*AIM*: Up to and including the line with "const y = d3.scaleLinear().domain([0, d3.max(values)", write out the listing from its first line, minus the pictures.

######

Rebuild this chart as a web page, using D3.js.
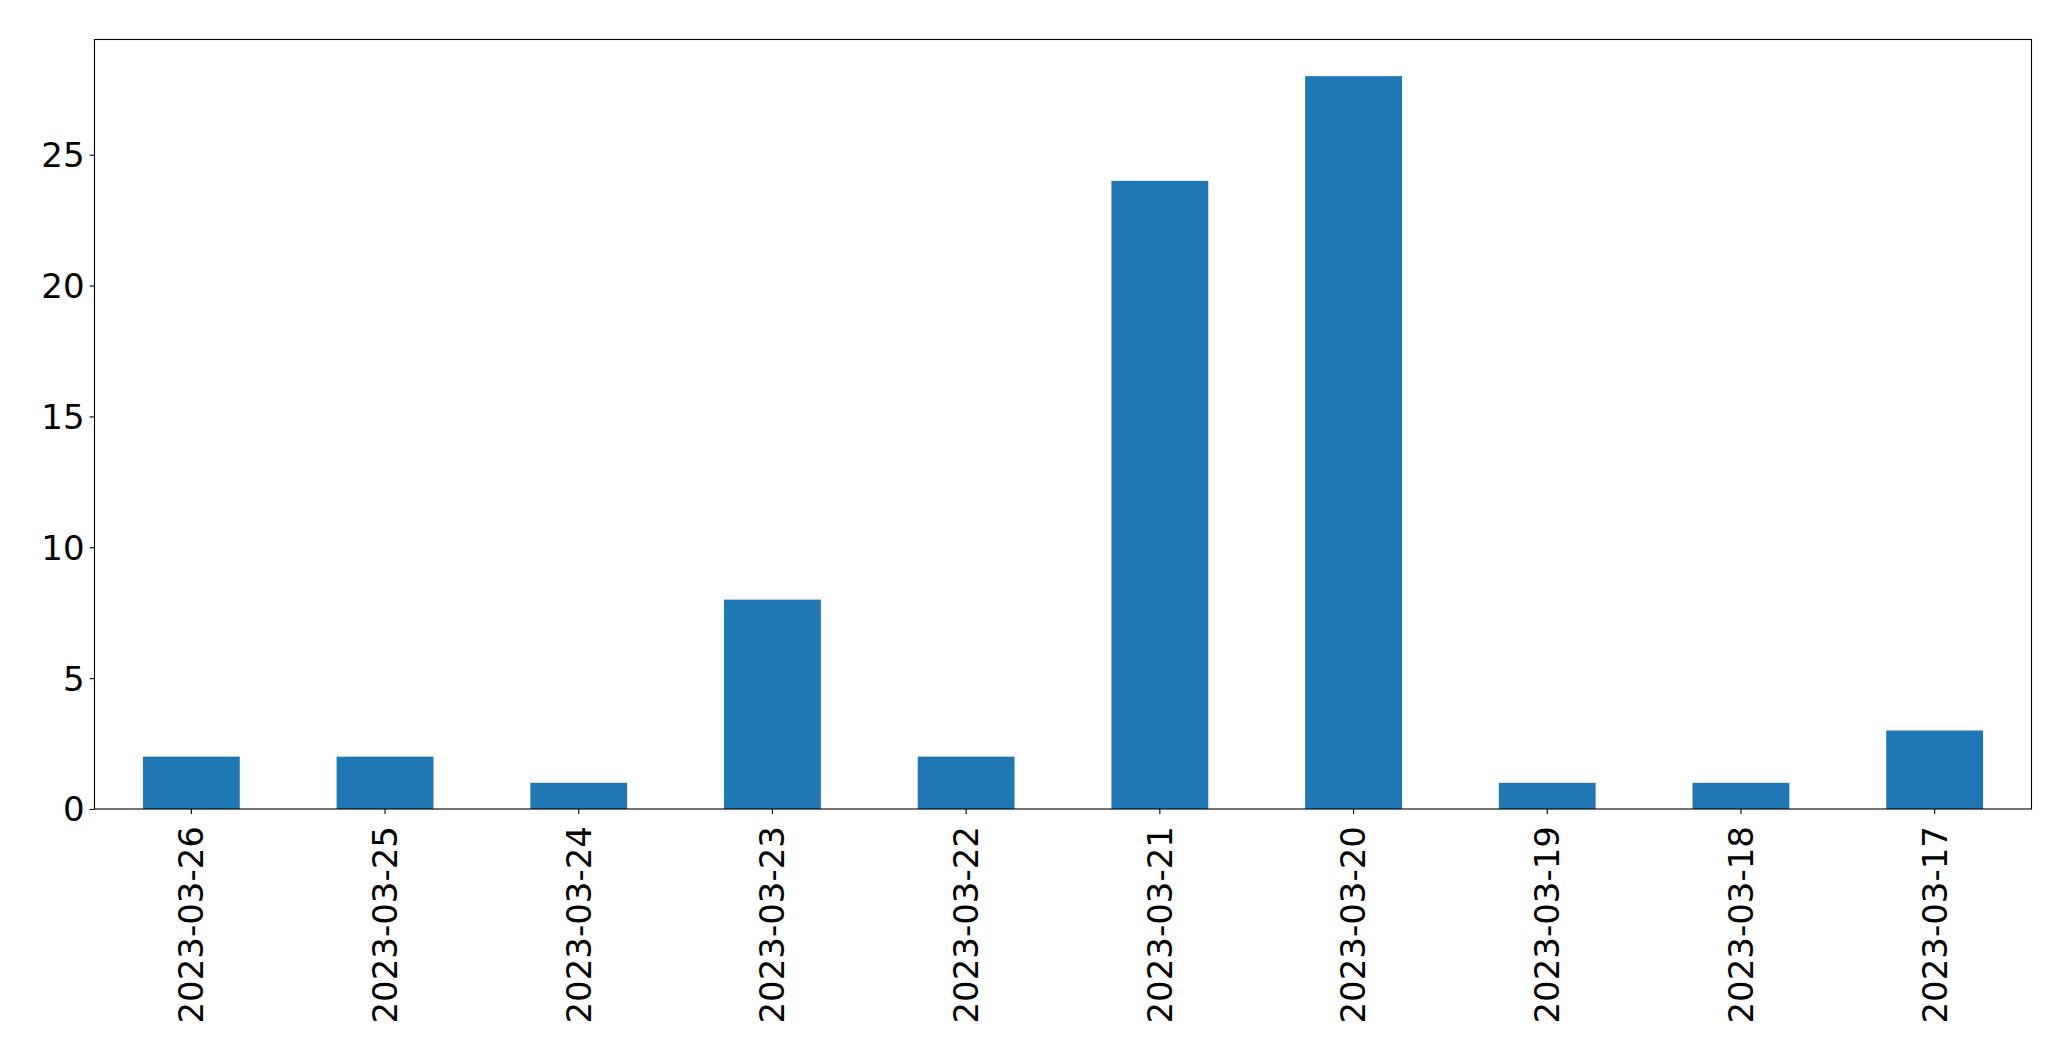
<!DOCTYPE html>
<html>
<head>
<meta charset="utf-8">
<script src="https://cdn.jsdelivr.net/npm/d3@7"></script>
<style>
  html, body { margin: 0; padding: 0; background: #fff; }
  svg text { font-family: "DejaVu Sans", sans-serif; fill: #000; }
</style>
</head>
<body>
<svg id="chart" width="2071" height="1061"></svg>
<script>
const categories = ["2023-03-26","2023-03-25","2023-03-24","2023-03-23","2023-03-22","2023-03-21","2023-03-20","2023-03-19","2023-03-18","2023-03-17"];
const values = [2, 2, 1, 8, 2, 24, 28, 1, 1, 3];
const yTicks = [0, 5, 10, 15, 20, 25];

const margin = { left: 94.5, right: 2071 - 2031.5, top: 39.5, bottom: 1061 - 809 };
const W = 2071, H = 1061;
const iw = W - margin.left - margin.right;
const ih = H - margin.top - margin.bottom;

const svg = d3.select("#chart");
const g = svg.append("g").attr("transform", `translate(${margin.left},${margin.top})`);

const x = d3.scaleBand().domain(categories).range([0, iw]).paddingInner(0.5).paddingOuter(0.25);
const y = d3.scaleLinear().domain([0, d3.max(values) * 1.05]).range([ih, 0]);

g.selectAll("rect.bar").data(values).enter().append("rect")
  .attr("class", "bar")
  .attr("x", (d, i) => x(categories[i]))
  .attr("width", x.bandwidth())
  .attr("y", d => y(d))
  .attr("height", d => y(0) - y(d))
  .attr("fill", "#1f77b4");

const fs = 34;
// Y axis
const yAxis = g.append("g").call(d3.axisLeft(y).tickValues(yTicks).tickSize(4.9).tickPadding(5).tickFormat(d3.format("d")));
yAxis.select(".domain").remove();
yAxis.selectAll(".tick line").attr("stroke", "#000").attr("stroke-width", 1.1);
yAxis.selectAll("text").style("font-size", fs + "px").attr("dy", "0.35em");

// X axis
const xAxis = g.append("g").attr("transform", `translate(0,${ih})`)
  .call(d3.axisBottom(x).tickSize(4.9).tickPadding(0));
xAxis.select(".domain").remove();
xAxis.selectAll(".tick line").attr("stroke", "#000").attr("stroke-width", 1.1);
xAxis.selectAll("text")
  .style("font-size", fs + "px")
  .attr("transform", "rotate(-90)")
  .attr("text-anchor", "end")
  .attr("x", -17)
  .attr("y", 0)
  .attr("dy", "0.35em");

// Frame (spines)
g.append("rect").attr("x", 0).attr("y", 0).attr("width", iw).attr("height", ih)
  .attr("fill", "none").attr("stroke", "#000").attr("stroke-width", 1.1);
</script>
</body>
</html>
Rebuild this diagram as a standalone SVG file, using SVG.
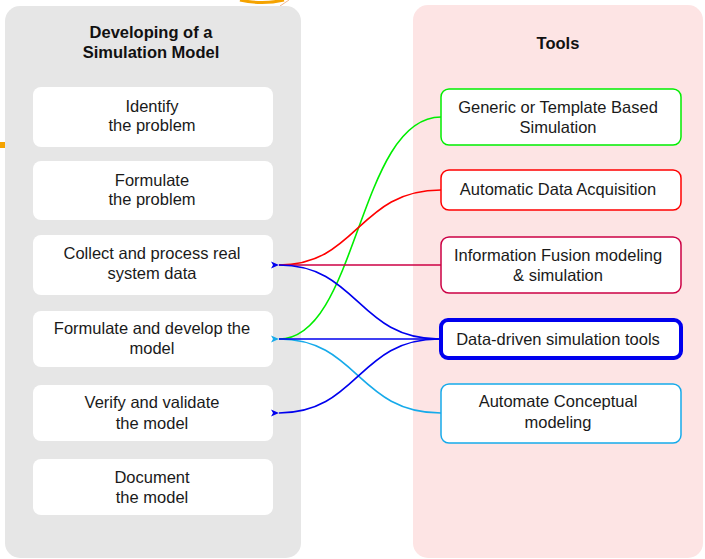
<svg xmlns="http://www.w3.org/2000/svg" width="705" height="559" viewBox="0 0 705 559">
  <style>
    .lbl { font-family: "Liberation Sans", Arial, sans-serif; font-size: 16.5px; fill: #1a1a1a; text-anchor: middle; }
    .ttl { font-family: "Liberation Sans", Arial, sans-serif; font-size: 16.5px; font-weight: bold; fill: #111; text-anchor: middle; }
    .step { fill: #ffffff; stroke: none; }
    .tool { fill: #ffffff; stroke-width: 1.5; }
    .wire { fill: none; stroke-width: 1.6; }
  </style>
  <defs>
    <marker id="ah-blue" viewBox="-1 -4 10 8" refX="0" refY="0" markerWidth="10" markerHeight="8" markerUnits="userSpaceOnUse" orient="auto-start-reverse">
      <path d="M0,0 L8,-3.5 L6,0 L8,3.5 Z" fill="#0000ee"/>
    </marker>
    <marker id="ah-cyan" viewBox="-1 -4 10 8" refX="0" refY="0" markerWidth="10" markerHeight="8" markerUnits="userSpaceOnUse" orient="auto-start-reverse">
      <path d="M0,0 L8,-3.5 L6,0 L8,3.5 Z" fill="#16aaea"/>
    </marker>
  </defs>

  <!-- partial neighbouring shapes at the edges -->
  <path d="M240,0 Q262,5 284,0" fill="none" stroke="#f5a300" stroke-width="3"/>
  <line x1="280" y1="6" x2="289" y2="0" stroke="#f0b890" stroke-width="1"/>
  <rect x="0" y="142" width="5" height="6" fill="#f5a300"/>

  <!-- column panels -->
  <g id="panel-develop">
    <rect x="5" y="6" width="296" height="552" rx="15" fill="#e6e6e6"/>
    <text class="ttl" x="151" y="38">Developing of a</text>
    <text class="ttl" x="151" y="58">Simulation Model</text>
  </g>
  <g id="panel-tools">
    <rect x="413" y="5" width="290" height="553" rx="15" fill="#fde4e4"/>
    <text class="ttl" x="558" y="49">Tools</text>
  </g>

  <!-- process steps -->
  <g id="step-identify">
    <rect class="step" x="33" y="87" width="240" height="60" rx="8"/>
    <text class="lbl" x="152" y="112">Identify</text>
    <text class="lbl" x="152" y="131">the problem</text>
  </g>
  <g id="step-formulate">
    <rect class="step" x="33" y="161" width="240" height="59" rx="8"/>
    <text class="lbl" x="152" y="186">Formulate</text>
    <text class="lbl" x="152" y="205">the problem</text>
  </g>
  <g id="step-collect">
    <rect class="step" x="33" y="235" width="240" height="60" rx="8"/>
    <text class="lbl" x="152" y="259">Collect and process real</text>
    <text class="lbl" x="152" y="279">system data</text>
  </g>
  <g id="step-develop">
    <rect class="step" x="33" y="311" width="240" height="56" rx="8"/>
    <text class="lbl" x="152" y="334">Formulate and develop the</text>
    <text class="lbl" x="152" y="354">model</text>
  </g>
  <g id="step-verify">
    <rect class="step" x="33" y="385" width="240" height="56" rx="8"/>
    <text class="lbl" x="152" y="408">Verify and validate</text>
    <text class="lbl" x="152" y="429">the model</text>
  </g>
  <g id="step-document">
    <rect class="step" x="33" y="459" width="240" height="56" rx="8"/>
    <text class="lbl" x="152" y="483">Document</text>
    <text class="lbl" x="152" y="503">the model</text>
  </g>

  <!-- connectors -->
  <g id="connectors">
    <path class="wire" stroke="#00ee00" d="M441,117 C358,117 358,339 279,339"/>
    <path class="wire" stroke="#ff0000" d="M441,190 C358,190 358,265 279,265"/>
    <path class="wire" stroke="#cc0044" d="M441,265 L279,265"/>
    <path class="wire" stroke="#16aaea" d="M441,413 C358,413 358,339 279,339" marker-end="url(#ah-cyan)"/>
    <path class="wire" stroke="#0000ee" d="M439,339 C358,339 358,265 279,265" marker-end="url(#ah-blue)"/>
    <path class="wire" stroke="#0000ee" d="M439,339 L279,339"/>
    <path class="wire" stroke="#0000ee" d="M439,339 C358,339 358,413 279,413" marker-end="url(#ah-blue)"/>
  </g>

  <!-- tools -->
  <g id="tool-generic">
    <rect class="tool" x="441" y="89" width="240" height="56" rx="8" stroke="#00ee00"/>
    <text class="lbl" x="558" y="113">Generic or Template Based</text>
    <text class="lbl" x="558" y="133">Simulation</text>
  </g>
  <g id="tool-acquisition">
    <rect class="tool" x="441" y="170" width="240" height="40" rx="8" stroke="#ff0000"/>
    <text class="lbl" x="558" y="195">Automatic Data Acquisition</text>
  </g>
  <g id="tool-fusion">
    <rect class="tool" x="441" y="237" width="240" height="56" rx="8" stroke="#cc0044"/>
    <text class="lbl" x="558" y="261">Information Fusion modeling</text>
    <text class="lbl" x="558" y="281">&amp; simulation</text>
  </g>
  <g id="tool-datadriven">
    <rect x="441" y="320" width="240" height="38" rx="7" fill="#ffffff" stroke="#0000ee" stroke-width="4"/>
    <text class="lbl" x="558" y="345">Data-driven simulation tools</text>
  </g>
  <g id="tool-conceptual">
    <rect class="tool" x="441" y="384" width="240" height="59" rx="8" stroke="#16aaea"/>
    <text class="lbl" x="558" y="407">Automate Conceptual</text>
    <text class="lbl" x="558" y="428">modeling</text>
  </g>
</svg>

######

*TASK RESULT*:
Rebuild this chart as a web page, using D3.js.
<!DOCTYPE html>
<html>
<head>
<meta charset="utf-8">
<script src="https://cdn.jsdelivr.net/npm/d3@7"></script>
<style>
  html, body { margin: 0; padding: 0; background: #fff; }
  svg text { font-family: "DejaVu Sans", sans-serif; fill: #000; }
</style>
</head>
<body>
<svg id="chart" width="2071" height="1061"></svg>
<script>
const categories = ["2023-03-26","2023-03-25","2023-03-24","2023-03-23","2023-03-22","2023-03-21","2023-03-20","2023-03-19","2023-03-18","2023-03-17"];
const values = [2, 2, 1, 8, 2, 24, 28, 1, 1, 3];
const yTicks = [0, 5, 10, 15, 20, 25];

const margin = { left: 94.5, right: 2071 - 2031.5, top: 39.5, bottom: 1061 - 809 };
const W = 2071, H = 1061;
const iw = W - margin.left - margin.right;
const ih = H - margin.top - margin.bottom;

const svg = d3.select("#chart");
const g = svg.append("g").attr("transform", `translate(${margin.left},${margin.top})`);

const x = d3.scaleBand().domain(categories).range([0, iw]).paddingInner(0.5).paddingOuter(0.25);
const y = d3.scaleLinear().domain([0, d3.max(values) * 1.05]).range([ih, 0]);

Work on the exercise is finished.